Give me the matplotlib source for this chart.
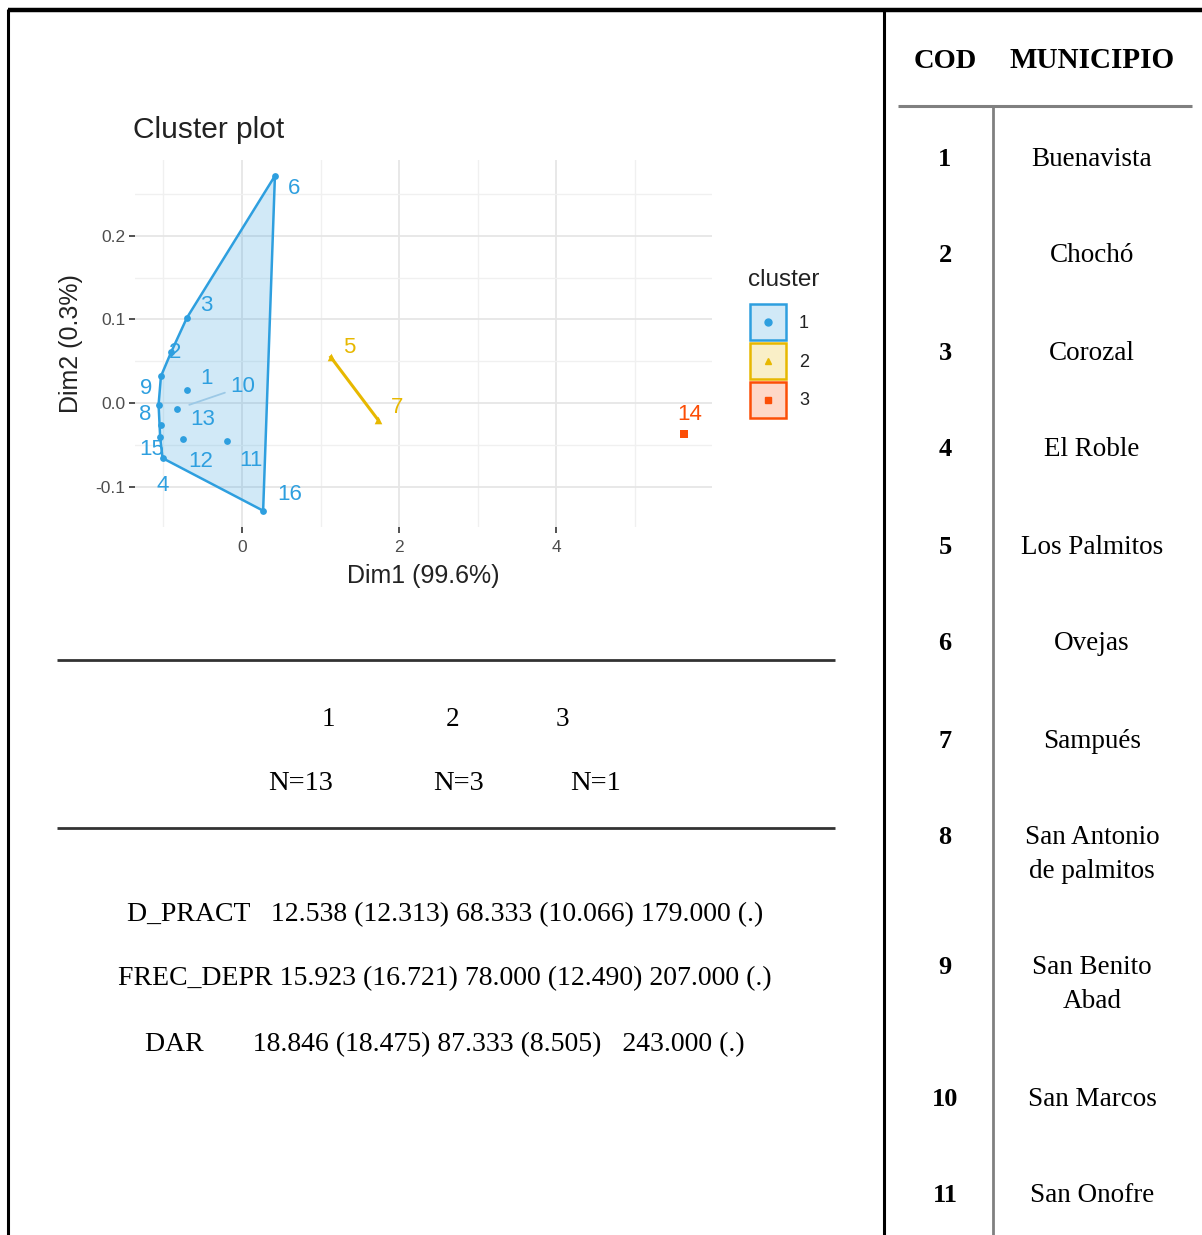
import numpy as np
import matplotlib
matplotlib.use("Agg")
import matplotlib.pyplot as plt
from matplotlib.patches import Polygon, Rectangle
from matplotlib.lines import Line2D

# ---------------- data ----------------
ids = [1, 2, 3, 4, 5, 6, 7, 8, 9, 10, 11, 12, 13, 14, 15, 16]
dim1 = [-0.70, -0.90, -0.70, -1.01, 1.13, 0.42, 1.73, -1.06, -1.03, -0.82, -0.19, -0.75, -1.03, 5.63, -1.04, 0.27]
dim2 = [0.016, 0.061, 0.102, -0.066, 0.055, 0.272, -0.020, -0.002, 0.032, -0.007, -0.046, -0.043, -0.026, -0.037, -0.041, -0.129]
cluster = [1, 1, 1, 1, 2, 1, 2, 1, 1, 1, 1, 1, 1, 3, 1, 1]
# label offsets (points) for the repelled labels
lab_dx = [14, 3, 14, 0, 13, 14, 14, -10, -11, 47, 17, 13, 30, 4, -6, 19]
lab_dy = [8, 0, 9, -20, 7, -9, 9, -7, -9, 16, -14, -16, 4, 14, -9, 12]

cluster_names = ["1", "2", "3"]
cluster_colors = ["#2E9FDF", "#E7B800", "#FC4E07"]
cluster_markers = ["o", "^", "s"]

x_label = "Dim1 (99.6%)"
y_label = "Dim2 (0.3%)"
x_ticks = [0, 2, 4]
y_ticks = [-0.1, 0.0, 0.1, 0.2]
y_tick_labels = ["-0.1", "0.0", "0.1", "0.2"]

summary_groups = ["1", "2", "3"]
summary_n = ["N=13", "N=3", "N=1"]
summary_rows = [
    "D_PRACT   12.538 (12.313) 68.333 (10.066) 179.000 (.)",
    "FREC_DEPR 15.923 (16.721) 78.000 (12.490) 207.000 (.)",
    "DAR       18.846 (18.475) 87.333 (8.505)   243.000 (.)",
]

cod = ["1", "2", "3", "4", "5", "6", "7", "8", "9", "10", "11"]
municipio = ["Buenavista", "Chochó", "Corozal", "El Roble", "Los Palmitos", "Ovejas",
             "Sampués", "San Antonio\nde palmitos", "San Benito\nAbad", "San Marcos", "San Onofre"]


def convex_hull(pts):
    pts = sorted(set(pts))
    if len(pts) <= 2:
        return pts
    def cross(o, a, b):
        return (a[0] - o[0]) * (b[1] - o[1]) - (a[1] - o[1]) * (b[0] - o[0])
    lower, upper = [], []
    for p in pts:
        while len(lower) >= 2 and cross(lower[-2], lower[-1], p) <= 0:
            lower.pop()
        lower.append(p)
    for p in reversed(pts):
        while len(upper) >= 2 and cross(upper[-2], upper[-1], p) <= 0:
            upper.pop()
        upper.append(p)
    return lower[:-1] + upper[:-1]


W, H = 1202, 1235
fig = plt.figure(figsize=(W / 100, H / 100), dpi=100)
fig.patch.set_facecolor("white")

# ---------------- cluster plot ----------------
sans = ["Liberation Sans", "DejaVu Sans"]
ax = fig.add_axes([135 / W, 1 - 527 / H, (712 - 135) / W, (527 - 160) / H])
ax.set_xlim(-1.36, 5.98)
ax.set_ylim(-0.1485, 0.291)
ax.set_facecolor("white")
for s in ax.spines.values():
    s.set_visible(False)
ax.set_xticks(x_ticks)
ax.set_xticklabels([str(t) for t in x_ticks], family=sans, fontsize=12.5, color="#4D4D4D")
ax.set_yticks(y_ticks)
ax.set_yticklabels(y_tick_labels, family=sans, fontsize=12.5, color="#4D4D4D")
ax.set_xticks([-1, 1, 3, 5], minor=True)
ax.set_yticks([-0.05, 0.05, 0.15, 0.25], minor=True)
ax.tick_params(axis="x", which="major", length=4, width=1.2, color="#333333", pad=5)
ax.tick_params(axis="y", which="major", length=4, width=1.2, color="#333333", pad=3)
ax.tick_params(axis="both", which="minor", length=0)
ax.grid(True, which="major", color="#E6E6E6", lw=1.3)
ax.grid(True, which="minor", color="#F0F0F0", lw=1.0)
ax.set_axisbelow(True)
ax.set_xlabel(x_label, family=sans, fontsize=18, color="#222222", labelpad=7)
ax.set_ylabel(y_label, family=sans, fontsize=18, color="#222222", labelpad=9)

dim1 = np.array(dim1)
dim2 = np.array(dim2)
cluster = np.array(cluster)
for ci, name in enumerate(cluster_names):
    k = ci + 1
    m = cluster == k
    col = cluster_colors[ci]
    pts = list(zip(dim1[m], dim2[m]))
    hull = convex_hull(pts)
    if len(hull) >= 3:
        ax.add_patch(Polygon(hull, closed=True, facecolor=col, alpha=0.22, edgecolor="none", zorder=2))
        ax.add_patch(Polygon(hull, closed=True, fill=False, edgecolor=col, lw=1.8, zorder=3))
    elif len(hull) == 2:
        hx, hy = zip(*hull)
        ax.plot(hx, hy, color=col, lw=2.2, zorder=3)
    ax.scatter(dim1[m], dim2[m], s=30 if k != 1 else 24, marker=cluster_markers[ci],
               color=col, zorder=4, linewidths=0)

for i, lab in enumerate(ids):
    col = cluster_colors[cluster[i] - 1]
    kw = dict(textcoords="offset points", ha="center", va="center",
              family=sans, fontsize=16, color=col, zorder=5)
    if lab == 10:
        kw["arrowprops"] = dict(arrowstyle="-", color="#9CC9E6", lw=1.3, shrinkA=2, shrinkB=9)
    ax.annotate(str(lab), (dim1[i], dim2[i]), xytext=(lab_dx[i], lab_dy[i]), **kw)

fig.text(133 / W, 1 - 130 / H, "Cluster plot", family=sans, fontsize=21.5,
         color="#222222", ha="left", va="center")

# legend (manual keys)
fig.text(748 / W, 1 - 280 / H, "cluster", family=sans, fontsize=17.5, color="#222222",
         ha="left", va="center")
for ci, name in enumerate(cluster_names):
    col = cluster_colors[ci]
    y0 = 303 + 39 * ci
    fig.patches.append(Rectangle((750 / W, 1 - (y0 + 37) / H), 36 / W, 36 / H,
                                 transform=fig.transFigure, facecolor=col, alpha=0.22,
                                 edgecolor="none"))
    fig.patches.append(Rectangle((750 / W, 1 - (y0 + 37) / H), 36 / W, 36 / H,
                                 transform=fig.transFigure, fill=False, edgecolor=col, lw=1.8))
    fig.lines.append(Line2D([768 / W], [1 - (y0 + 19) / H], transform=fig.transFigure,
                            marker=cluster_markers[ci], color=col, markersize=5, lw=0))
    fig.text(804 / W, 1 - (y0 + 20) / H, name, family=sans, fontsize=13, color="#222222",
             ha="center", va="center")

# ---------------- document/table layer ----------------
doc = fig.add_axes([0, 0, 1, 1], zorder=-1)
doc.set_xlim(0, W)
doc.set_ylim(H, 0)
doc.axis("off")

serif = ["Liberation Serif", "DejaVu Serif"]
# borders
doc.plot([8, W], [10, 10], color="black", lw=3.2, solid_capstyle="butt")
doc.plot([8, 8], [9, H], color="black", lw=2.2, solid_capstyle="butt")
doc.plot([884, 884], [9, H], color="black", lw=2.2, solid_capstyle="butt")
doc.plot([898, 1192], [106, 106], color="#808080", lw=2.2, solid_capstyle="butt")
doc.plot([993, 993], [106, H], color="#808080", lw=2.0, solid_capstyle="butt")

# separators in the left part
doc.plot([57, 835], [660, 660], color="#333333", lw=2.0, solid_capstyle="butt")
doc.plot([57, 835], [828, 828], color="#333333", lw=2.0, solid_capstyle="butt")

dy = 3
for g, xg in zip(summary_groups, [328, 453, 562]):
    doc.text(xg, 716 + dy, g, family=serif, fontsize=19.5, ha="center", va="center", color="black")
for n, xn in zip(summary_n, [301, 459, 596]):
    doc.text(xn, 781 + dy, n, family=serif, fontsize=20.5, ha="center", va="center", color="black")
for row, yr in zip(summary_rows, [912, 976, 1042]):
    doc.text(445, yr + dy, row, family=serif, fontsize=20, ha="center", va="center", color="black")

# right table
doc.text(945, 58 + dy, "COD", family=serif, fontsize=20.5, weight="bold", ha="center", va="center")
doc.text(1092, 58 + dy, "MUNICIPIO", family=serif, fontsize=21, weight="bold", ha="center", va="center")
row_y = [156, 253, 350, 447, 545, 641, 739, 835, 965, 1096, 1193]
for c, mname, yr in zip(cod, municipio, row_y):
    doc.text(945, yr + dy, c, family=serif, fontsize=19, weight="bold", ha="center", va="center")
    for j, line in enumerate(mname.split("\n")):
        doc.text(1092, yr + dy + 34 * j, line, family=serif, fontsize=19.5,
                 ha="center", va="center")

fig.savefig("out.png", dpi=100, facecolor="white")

▬▬▬▬▬▬

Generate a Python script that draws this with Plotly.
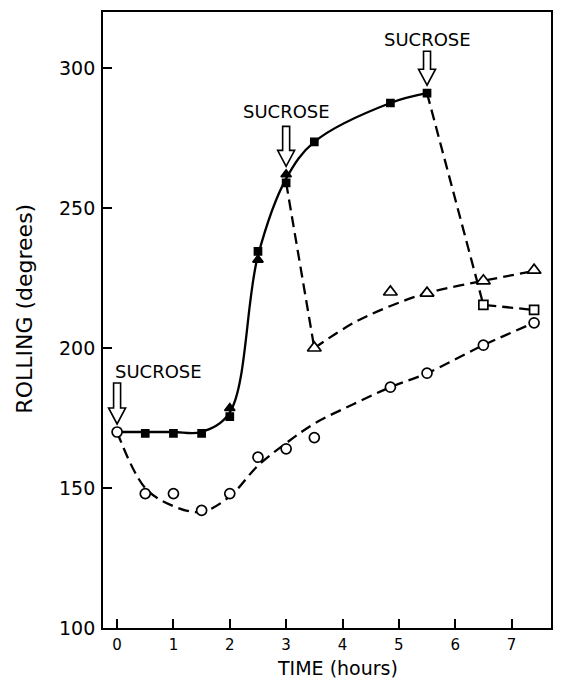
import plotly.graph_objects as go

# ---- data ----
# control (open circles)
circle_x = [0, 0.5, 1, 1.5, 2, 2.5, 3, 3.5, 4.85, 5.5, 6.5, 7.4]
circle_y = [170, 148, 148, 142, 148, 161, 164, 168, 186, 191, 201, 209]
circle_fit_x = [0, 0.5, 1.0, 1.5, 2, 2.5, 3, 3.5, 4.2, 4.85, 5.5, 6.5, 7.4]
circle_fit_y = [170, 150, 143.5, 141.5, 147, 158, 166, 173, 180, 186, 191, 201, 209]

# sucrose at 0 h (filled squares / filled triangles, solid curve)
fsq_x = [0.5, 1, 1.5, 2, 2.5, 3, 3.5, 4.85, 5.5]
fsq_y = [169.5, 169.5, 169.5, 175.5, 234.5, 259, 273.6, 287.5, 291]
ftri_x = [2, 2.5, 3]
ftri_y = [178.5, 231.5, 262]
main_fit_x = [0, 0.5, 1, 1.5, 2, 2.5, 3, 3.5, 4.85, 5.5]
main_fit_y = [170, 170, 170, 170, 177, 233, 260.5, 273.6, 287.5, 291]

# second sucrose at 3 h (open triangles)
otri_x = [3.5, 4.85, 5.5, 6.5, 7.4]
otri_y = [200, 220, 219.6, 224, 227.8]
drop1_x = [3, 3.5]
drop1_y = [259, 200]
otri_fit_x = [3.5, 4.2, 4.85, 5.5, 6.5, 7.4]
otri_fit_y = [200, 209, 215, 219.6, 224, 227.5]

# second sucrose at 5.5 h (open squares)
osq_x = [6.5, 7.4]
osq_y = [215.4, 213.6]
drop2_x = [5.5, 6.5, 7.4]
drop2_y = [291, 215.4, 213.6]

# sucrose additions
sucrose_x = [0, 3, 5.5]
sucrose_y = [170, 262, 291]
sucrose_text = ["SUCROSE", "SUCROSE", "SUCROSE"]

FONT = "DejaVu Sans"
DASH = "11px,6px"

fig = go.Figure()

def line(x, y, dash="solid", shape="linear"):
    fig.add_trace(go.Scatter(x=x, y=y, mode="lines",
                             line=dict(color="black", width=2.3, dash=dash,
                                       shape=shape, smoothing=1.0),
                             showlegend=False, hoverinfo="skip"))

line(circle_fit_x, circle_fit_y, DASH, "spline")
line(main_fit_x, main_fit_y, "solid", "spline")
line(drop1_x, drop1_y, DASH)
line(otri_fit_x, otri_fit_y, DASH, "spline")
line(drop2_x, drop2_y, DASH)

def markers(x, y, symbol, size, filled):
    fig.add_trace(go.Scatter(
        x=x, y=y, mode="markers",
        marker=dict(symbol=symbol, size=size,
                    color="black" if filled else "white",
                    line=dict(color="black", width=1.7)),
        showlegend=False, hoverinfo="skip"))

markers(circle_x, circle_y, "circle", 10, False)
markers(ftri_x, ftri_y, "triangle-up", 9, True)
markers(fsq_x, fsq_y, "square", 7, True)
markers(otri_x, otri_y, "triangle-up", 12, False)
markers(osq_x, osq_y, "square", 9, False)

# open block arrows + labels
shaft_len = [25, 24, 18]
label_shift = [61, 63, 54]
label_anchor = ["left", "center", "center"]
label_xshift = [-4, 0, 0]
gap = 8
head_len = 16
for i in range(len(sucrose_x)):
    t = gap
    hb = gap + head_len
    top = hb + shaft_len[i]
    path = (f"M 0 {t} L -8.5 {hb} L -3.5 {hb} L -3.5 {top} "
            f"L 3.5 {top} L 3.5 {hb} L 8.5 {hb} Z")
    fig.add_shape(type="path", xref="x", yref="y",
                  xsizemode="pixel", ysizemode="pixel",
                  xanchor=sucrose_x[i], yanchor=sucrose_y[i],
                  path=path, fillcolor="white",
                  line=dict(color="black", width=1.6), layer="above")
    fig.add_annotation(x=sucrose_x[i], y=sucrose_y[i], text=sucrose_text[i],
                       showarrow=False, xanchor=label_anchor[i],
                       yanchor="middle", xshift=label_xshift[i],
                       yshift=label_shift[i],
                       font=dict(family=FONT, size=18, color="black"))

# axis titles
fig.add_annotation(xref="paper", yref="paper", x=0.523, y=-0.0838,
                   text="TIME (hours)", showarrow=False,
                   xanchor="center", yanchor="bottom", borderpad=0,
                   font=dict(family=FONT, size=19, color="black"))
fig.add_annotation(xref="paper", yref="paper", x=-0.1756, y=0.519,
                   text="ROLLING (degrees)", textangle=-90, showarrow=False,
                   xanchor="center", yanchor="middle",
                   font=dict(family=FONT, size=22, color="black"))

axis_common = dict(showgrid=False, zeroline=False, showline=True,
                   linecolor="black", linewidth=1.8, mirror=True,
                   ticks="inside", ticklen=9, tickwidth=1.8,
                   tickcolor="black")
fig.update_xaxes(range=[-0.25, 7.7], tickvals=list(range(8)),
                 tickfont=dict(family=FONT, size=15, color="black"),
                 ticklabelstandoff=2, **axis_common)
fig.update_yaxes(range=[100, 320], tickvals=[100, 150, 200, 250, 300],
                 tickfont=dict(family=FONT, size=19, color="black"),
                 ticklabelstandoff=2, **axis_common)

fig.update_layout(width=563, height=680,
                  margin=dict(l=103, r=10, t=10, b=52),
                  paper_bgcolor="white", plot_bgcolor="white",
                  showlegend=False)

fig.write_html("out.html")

▬▬▬▬▬▬

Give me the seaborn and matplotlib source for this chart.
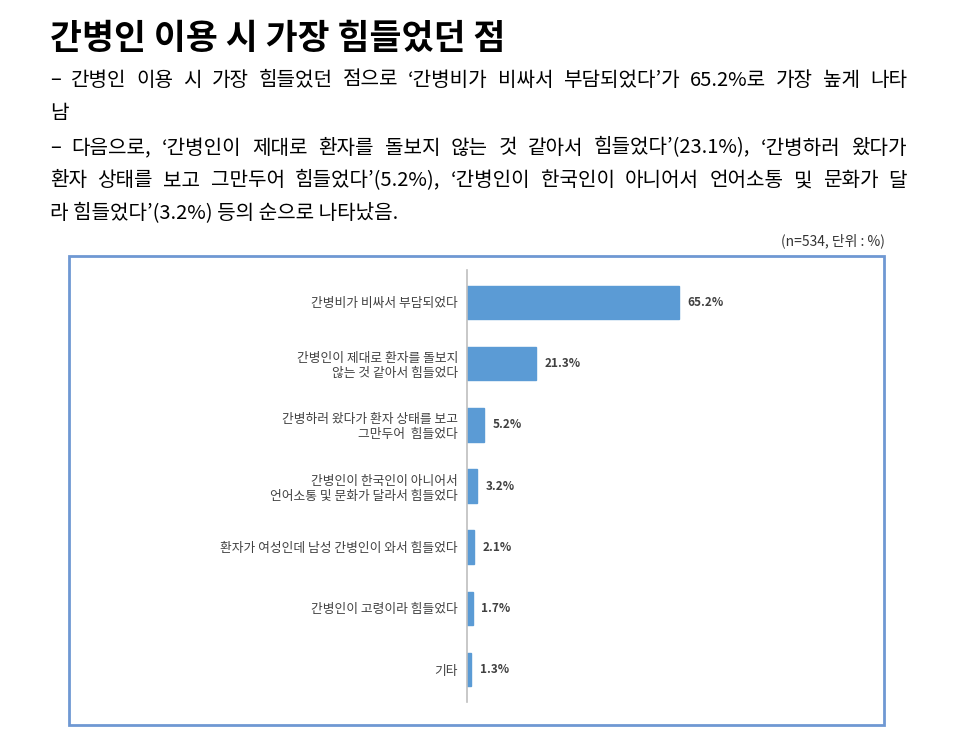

▬▬▬▬▬▬

SHORT PROBLEM — The lines to reproduce run from the one above containing "Generate a Python" through the one containing "260.5, 273.6, 287.5, 291]". Copy them exactly and leave out all pictures.

RESPONSE TO THE EXERCISE —
Generate a Python script that draws this with Plotly.
import plotly.graph_objects as go

# ---- data ----
# control (open circles)
circle_x = [0, 0.5, 1, 1.5, 2, 2.5, 3, 3.5, 4.85, 5.5, 6.5, 7.4]
circle_y = [170, 148, 148, 142, 148, 161, 164, 168, 186, 191, 201, 209]
circle_fit_x = [0, 0.5, 1.0, 1.5, 2, 2.5, 3, 3.5, 4.2, 4.85, 5.5, 6.5, 7.4]
circle_fit_y = [170, 150, 143.5, 141.5, 147, 158, 166, 173, 180, 186, 191, 201, 209]

# sucrose at 0 h (filled squares / filled triangles, solid curve)
fsq_x = [0.5, 1, 1.5, 2, 2.5, 3, 3.5, 4.85, 5.5]
fsq_y = [169.5, 169.5, 169.5, 175.5, 234.5, 259, 273.6, 287.5, 291]
ftri_x = [2, 2.5, 3]
ftri_y = [178.5, 231.5, 262]
main_fit_x = [0, 0.5, 1, 1.5, 2, 2.5, 3, 3.5, 4.85, 5.5]
main_fit_y = [170, 170, 170, 170, 177, 233, 260.5, 273.6, 287.5, 291]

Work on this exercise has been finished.